Once the text data from all news sources have been conditioned into the uniform SGML format established for TDT2, the text collection is scanned, using a combination of random selection and judgement, to identify topics that will be retained as targets for the detection and tracking tasks.
After topics have been identified, annotators at the LDC go over the text data from all sources to assess the relevance of each story unit to each of the target topics. Initially, this is done in a manner identical to the "sequential" (i.e. not "query-based") event labeling method that was used in the TDT Pilot Corpus. In fact, the basic approach for sequential marking of stories, created at UMass for the Pilot Corpus, has been adapted by the LDC for use on this much larger text collection and target event set. At a later stage in the labeling task, query-based methods are used to provide assistance in quality control.
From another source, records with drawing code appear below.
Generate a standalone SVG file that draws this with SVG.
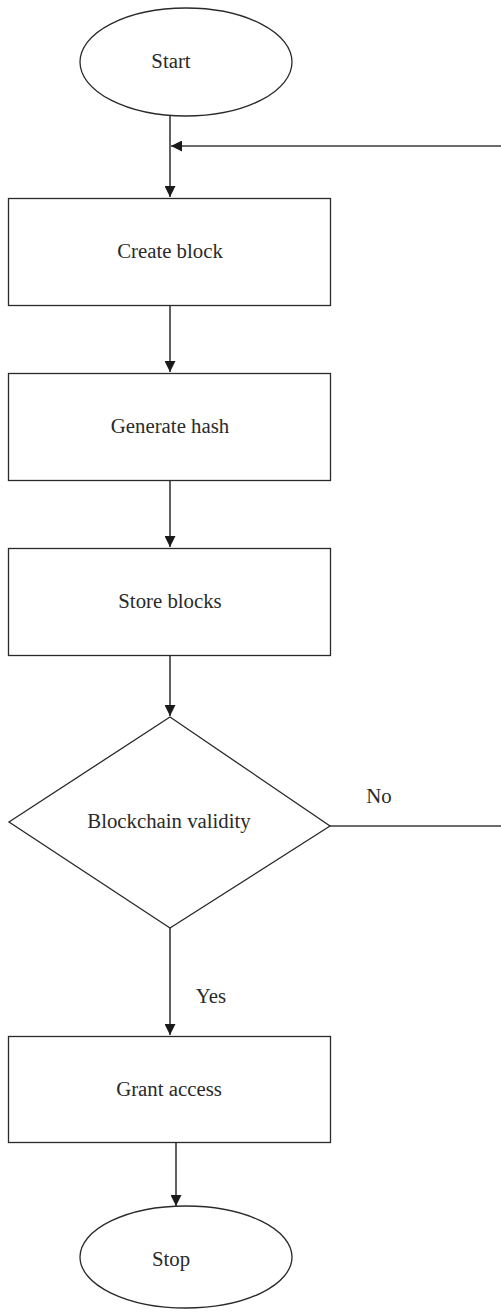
<svg xmlns="http://www.w3.org/2000/svg" width="501" height="1314" viewBox="0 0 501 1314">
<style>
.shape{fill:#fff;stroke:#2a2a2a;stroke-width:1.3}
.conn{fill:none;stroke:#3a3a3a;stroke-width:1.6}
.lbl{font-family:"Liberation Serif",serif;font-size:20.8px;fill:#2a2a2a;text-anchor:middle}
</style>
<defs>
<marker id="arr" viewBox="0 0 10 10" refX="10" refY="5" markerWidth="11" markerHeight="11" markerUnits="userSpaceOnUse" orient="auto">
<path d="M0,0 L10,5 L0,10 Z" fill="#1a1a1a"/>
</marker>
</defs>
<g id="connectors">
<line class="conn" x1="170" y1="116" x2="170" y2="197" marker-end="url(#arr)"/>
<line class="conn" x1="501" y1="146" x2="171" y2="146" marker-end="url(#arr)"/>
<line class="conn" x1="170" y1="306" x2="170" y2="372" marker-end="url(#arr)"/>
<line class="conn" x1="170" y1="481" x2="170" y2="547" marker-end="url(#arr)"/>
<line class="conn" x1="170" y1="655" x2="170" y2="716" marker-end="url(#arr)"/>
<line class="conn" x1="330" y1="826" x2="501" y2="826"/>
<line class="conn" x1="170" y1="928" x2="170" y2="1035" marker-end="url(#arr)"/>
<line class="conn" x1="176" y1="1142" x2="176" y2="1206" marker-end="url(#arr)"/>
<text class="lbl" x="379" y="803">No</text>
<text class="lbl" x="211" y="1003">Yes</text>
</g>
<g id="start">
<ellipse class="shape" cx="186" cy="62" rx="106" ry="54"/>
<text class="lbl" x="171" y="68">Start</text>
</g>
<g id="create">
<rect class="shape" x="8.5" y="198.5" width="322" height="107"/>
<text class="lbl" x="170" y="258">Create block</text>
</g>
<g id="hash">
<rect class="shape" x="8.5" y="373.5" width="322" height="107"/>
<text class="lbl" x="170" y="433">Generate hash</text>
</g>
<g id="store">
<rect class="shape" x="8.5" y="548.5" width="322" height="107"/>
<text class="lbl" x="170" y="608">Store blocks</text>
</g>
<g id="validity">
<polygon class="shape" points="170,717 330,826 170,928 9,822"/>
<text class="lbl" x="169" y="828">Blockchain validity</text>
</g>
<g id="grant">
<rect class="shape" x="8.5" y="1036.5" width="322" height="106"/>
<text class="lbl" x="169" y="1096">Grant access</text>
</g>
<g id="stop">
<ellipse class="shape" cx="186" cy="1257" rx="106" ry="51"/>
<text class="lbl" x="171" y="1266">Stop</text>
</g>
</svg>
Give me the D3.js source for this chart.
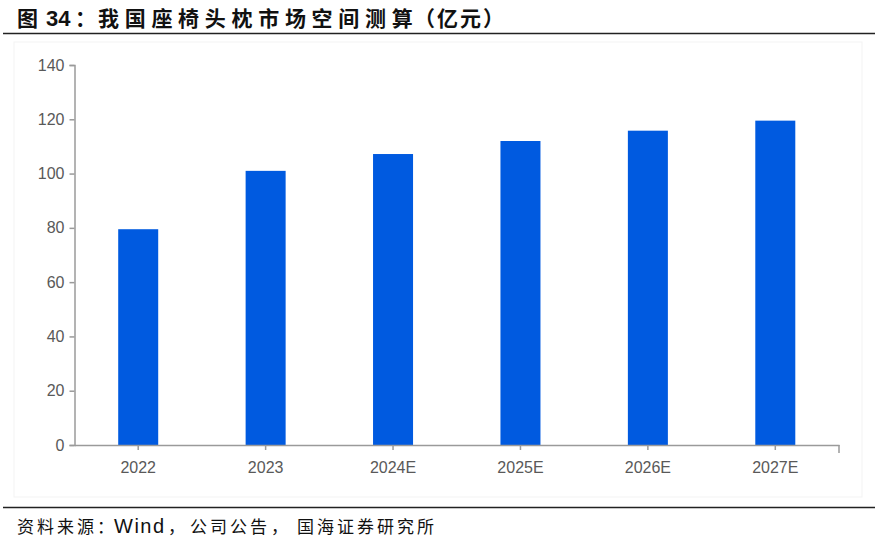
<!DOCTYPE html>
<html><head><meta charset="utf-8">
<script src="https://cdn.jsdelivr.net/npm/d3@7"></script>
<style>body{margin:0;background:#fff}svg{display:block}</style>
</head><body><svg id="c" width="878" height="542"></svg>
<script>
const categories = ["2022","2023","2024E","2025E","2026E","2027E"];
const values = [79.5, 101, 107.2, 112, 115.8, 119.5];
const yTicks = [0,20,40,60,80,100,120,140];
const titleMain = "我国座椅头枕市场空间测算";
const titleUnit = "（亿元）";
const sourceParts = ["资料来源", "：", "Wind", "，", "公司公告", "，", "国海证券研究所"];

(function(){
const svg = d3.select("#c");
const pLeft = 74.5, pRight = 839, pTop = 65, pBottom = 445;
const cjk = "'Noto Sans CJK SC', sans-serif";
const latin = "'Liberation Sans', Arial, sans-serif";

// frame
svg.append("rect").attr("x",14).attr("y",42).attr("width",848).attr("height",455)
  .attr("fill","none").attr("stroke","#f3f3f3").attr("stroke-width",1);

// title
const t = svg.append("text").attr("y",26)
  .attr("font-family",cjk).attr("font-weight","bold")
  .attr("font-size",21).attr("fill","#111");
t.append("tspan").attr("x",17).text("图");
t.append("tspan").attr("x",46).attr("font-family",latin).attr("font-size",22).text("34");
t.append("tspan").attr("x",75).text("：");
t.append("tspan").attr("x",98).attr("letter-spacing","5.7px").text(titleMain);
t.append("tspan").attr("x",414).attr("letter-spacing","2px").text(titleUnit);

svg.append("line").attr("x1",3).attr("x2",875).attr("y1",33.5).attr("y2",33.5)
  .attr("stroke","#222").attr("stroke-width",1.5);
svg.append("line").attr("x1",3).attr("x2",875).attr("y1",507.5).attr("y2",507.5)
  .attr("stroke","#222").attr("stroke-width",1.5);

const s = svg.append("text").attr("y",533).attr("font-size",17).attr("fill","#111").attr("font-family",cjk);
const sx = [17, 97, 114, 168, 190, 271, 297];
sourceParts.forEach((p,i)=>{
  const ts = s.append("tspan").attr("x",sx[i]).text(p);
  if (i===2) ts.attr("font-family",latin).attr("font-size",20).attr("letter-spacing","1.5px");
  else if (p.length>1) ts.attr("letter-spacing","3px");
});

const x = d3.scaleBand().domain(categories).range([pLeft,pRight]).paddingInner(0.686).paddingOuter(0.343);
const y = d3.scaleLinear().domain([0,140]).range([pBottom,pTop]);

// bars
svg.append("g").selectAll("rect").data(values).join("rect")
  .attr("x",(d,i)=>x(categories[i])).attr("width",x.bandwidth())
  .attr("y",d=>y(d)).attr("height",d=>y(0)-y(d))
  .attr("fill","#005ae0");

// y axis
const ya = svg.append("g").attr("transform",`translate(${pLeft},0)`)
  .call(d3.axisLeft(y).tickValues(yTicks).tickSize(5).tickPadding(5).tickFormat(d3.format("d")));
ya.select(".domain").attr("stroke","#9a9a9a").attr("stroke-width",1.5);
ya.selectAll(".tick line").attr("stroke","#9a9a9a").attr("stroke-width",1.5);
ya.selectAll("text").attr("font-family",latin).attr("font-size",16).attr("fill","#595959");

// x axis
const xa = svg.append("g").attr("transform",`translate(0,${pBottom})`)
  .call(d3.axisBottom(x).tickSize(5).tickPadding(12).tickSizeOuter(0));
xa.select(".domain").attr("stroke","#9a9a9a").attr("stroke-width",1.5);
xa.selectAll(".tick line").attr("stroke","#9a9a9a").attr("stroke-width",1.5);
xa.selectAll("text").attr("font-family",latin).attr("font-size",16).attr("fill","#595959");
xa.append("line").attr("x1",pRight).attr("x2",pRight).attr("y1",0).attr("y2",8)
  .attr("stroke","#9a9a9a").attr("stroke-width",1.5);
})();
</script></body></html>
Ideally, the selection of target topics should be drawn from news stories that are evenly sampled across both time and news sources. The LDC is responsible for selecting events in the news (and "seed" articles for these events) that establish the target topics for the collection. A total of 100 topics have been identified from the January-June collection period for TDT2. During the topic annotation process, LDC annotators work with one subset of topics (a list of up to 20) at a time, reading stories in sequence from a given SGML sample file, and marking which topics in the chosen list (if any) are addressed in each story.